● **Task**
Copy each line of the entries that contains the word "this".

● **Dataset extract**
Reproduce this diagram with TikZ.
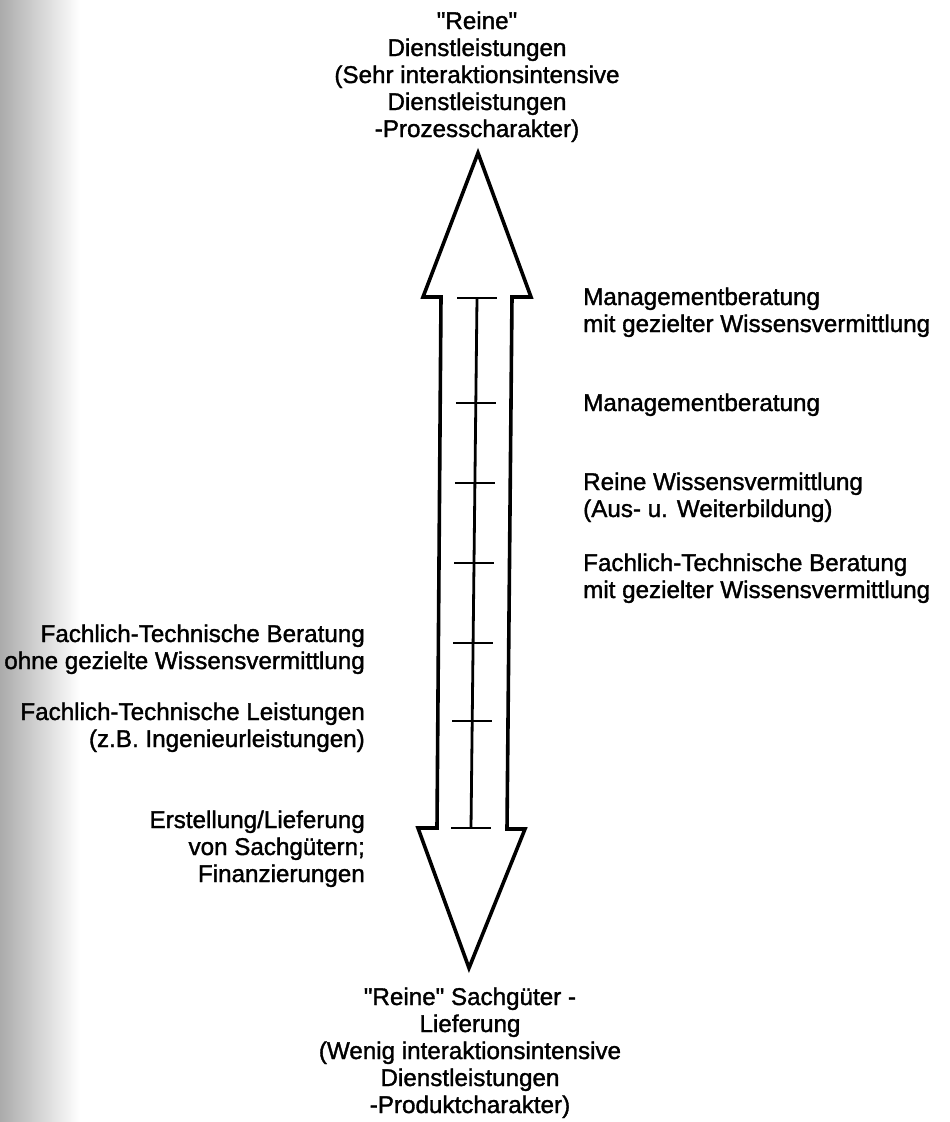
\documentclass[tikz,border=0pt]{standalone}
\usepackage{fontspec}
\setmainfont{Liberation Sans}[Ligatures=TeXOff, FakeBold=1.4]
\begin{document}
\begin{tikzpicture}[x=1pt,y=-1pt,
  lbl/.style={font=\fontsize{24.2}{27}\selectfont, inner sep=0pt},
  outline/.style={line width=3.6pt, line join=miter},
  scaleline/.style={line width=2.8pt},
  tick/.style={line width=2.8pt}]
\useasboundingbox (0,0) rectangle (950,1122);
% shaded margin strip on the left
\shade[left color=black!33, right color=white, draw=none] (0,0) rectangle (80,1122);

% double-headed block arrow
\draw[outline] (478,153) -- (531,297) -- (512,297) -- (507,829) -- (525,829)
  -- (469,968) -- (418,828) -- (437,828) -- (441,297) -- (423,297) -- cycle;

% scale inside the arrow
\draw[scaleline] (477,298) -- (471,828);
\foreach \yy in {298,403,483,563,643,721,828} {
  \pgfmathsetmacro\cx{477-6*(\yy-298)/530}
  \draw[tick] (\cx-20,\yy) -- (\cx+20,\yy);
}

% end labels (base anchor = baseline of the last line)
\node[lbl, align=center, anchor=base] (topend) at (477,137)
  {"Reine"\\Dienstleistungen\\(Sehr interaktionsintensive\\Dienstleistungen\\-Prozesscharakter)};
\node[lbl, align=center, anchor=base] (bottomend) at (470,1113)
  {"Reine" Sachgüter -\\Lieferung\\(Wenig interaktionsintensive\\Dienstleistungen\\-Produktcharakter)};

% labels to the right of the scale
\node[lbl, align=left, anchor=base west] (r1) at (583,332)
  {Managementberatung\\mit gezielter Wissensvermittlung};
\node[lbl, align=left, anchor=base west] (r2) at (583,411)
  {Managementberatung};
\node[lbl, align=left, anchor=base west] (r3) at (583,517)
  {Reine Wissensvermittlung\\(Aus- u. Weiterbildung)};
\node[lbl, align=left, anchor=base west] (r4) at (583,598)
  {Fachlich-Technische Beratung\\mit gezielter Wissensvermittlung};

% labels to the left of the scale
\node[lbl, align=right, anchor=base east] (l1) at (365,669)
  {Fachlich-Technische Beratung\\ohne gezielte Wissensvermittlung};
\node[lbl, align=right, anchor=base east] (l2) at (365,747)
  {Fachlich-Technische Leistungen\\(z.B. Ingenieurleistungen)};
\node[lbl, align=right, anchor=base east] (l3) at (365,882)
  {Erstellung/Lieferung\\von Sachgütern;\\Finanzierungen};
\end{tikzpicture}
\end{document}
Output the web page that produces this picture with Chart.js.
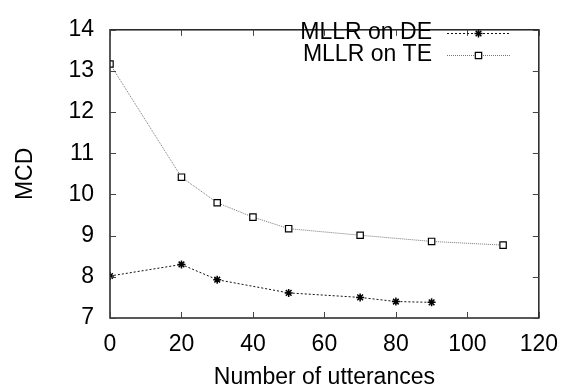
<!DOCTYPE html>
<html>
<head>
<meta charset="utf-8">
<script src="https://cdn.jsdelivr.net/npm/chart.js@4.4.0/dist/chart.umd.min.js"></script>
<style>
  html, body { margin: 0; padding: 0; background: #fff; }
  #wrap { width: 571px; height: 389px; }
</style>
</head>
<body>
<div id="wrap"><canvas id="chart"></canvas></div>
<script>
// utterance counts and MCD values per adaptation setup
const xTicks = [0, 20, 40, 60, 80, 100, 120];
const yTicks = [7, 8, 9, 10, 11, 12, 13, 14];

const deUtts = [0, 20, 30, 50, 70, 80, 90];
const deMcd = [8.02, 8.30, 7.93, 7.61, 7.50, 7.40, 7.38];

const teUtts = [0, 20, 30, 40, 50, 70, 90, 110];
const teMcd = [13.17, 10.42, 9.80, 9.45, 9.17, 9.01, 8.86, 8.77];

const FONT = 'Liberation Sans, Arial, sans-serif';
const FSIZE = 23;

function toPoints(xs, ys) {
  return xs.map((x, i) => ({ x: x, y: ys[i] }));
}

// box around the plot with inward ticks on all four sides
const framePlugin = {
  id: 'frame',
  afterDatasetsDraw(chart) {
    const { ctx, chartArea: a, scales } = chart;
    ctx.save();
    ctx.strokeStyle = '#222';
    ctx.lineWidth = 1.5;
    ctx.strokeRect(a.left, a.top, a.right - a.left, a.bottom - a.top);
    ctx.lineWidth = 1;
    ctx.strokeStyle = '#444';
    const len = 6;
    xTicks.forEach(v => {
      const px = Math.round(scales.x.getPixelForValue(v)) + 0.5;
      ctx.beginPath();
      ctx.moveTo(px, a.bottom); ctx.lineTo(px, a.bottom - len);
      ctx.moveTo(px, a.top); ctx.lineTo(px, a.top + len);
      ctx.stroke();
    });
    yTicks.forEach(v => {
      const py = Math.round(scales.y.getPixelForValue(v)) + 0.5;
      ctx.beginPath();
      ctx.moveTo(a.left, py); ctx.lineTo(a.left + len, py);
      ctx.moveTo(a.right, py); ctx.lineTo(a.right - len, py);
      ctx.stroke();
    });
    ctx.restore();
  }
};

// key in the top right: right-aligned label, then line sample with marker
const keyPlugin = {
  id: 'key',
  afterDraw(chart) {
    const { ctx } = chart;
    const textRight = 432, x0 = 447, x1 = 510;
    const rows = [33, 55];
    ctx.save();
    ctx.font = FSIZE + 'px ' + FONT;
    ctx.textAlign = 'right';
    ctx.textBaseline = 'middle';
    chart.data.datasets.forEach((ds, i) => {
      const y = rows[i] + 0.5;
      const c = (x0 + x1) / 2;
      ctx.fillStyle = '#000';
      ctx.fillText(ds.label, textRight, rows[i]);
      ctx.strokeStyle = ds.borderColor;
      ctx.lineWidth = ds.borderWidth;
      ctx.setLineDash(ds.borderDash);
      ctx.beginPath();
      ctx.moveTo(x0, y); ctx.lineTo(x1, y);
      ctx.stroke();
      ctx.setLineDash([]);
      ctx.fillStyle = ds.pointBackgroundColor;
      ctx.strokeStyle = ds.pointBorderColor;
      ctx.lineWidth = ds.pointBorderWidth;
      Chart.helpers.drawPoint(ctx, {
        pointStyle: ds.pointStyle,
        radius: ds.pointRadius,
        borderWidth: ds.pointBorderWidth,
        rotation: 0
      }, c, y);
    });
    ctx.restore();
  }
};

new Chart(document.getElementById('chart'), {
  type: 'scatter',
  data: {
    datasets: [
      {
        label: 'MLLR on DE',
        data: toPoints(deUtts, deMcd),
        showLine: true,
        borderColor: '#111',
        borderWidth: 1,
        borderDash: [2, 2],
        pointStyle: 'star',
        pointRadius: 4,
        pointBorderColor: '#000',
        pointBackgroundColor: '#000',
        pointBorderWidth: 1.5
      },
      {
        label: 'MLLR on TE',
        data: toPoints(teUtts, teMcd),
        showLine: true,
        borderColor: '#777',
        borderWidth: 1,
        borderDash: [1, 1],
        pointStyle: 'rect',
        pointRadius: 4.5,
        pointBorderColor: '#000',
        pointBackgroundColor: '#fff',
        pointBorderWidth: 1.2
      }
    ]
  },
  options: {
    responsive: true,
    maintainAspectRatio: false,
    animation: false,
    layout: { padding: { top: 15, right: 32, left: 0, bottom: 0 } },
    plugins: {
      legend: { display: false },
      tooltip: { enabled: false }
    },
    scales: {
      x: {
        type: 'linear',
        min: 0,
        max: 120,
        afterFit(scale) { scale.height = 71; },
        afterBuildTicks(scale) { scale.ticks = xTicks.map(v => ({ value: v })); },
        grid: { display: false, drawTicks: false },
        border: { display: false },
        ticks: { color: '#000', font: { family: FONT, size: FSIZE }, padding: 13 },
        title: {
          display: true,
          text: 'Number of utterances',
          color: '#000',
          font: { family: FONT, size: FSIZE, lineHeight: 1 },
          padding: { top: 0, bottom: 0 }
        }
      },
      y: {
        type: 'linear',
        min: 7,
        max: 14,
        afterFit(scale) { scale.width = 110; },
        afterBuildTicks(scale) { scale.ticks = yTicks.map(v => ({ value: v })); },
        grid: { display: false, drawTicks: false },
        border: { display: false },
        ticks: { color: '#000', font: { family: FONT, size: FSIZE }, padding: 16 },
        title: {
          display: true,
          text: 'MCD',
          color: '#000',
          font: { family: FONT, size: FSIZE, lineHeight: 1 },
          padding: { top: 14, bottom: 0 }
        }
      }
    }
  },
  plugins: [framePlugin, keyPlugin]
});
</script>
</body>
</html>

● **Exercise solution**
Reproduce this diagram with TikZ.
Output the web page that produces this picture with Chart.js.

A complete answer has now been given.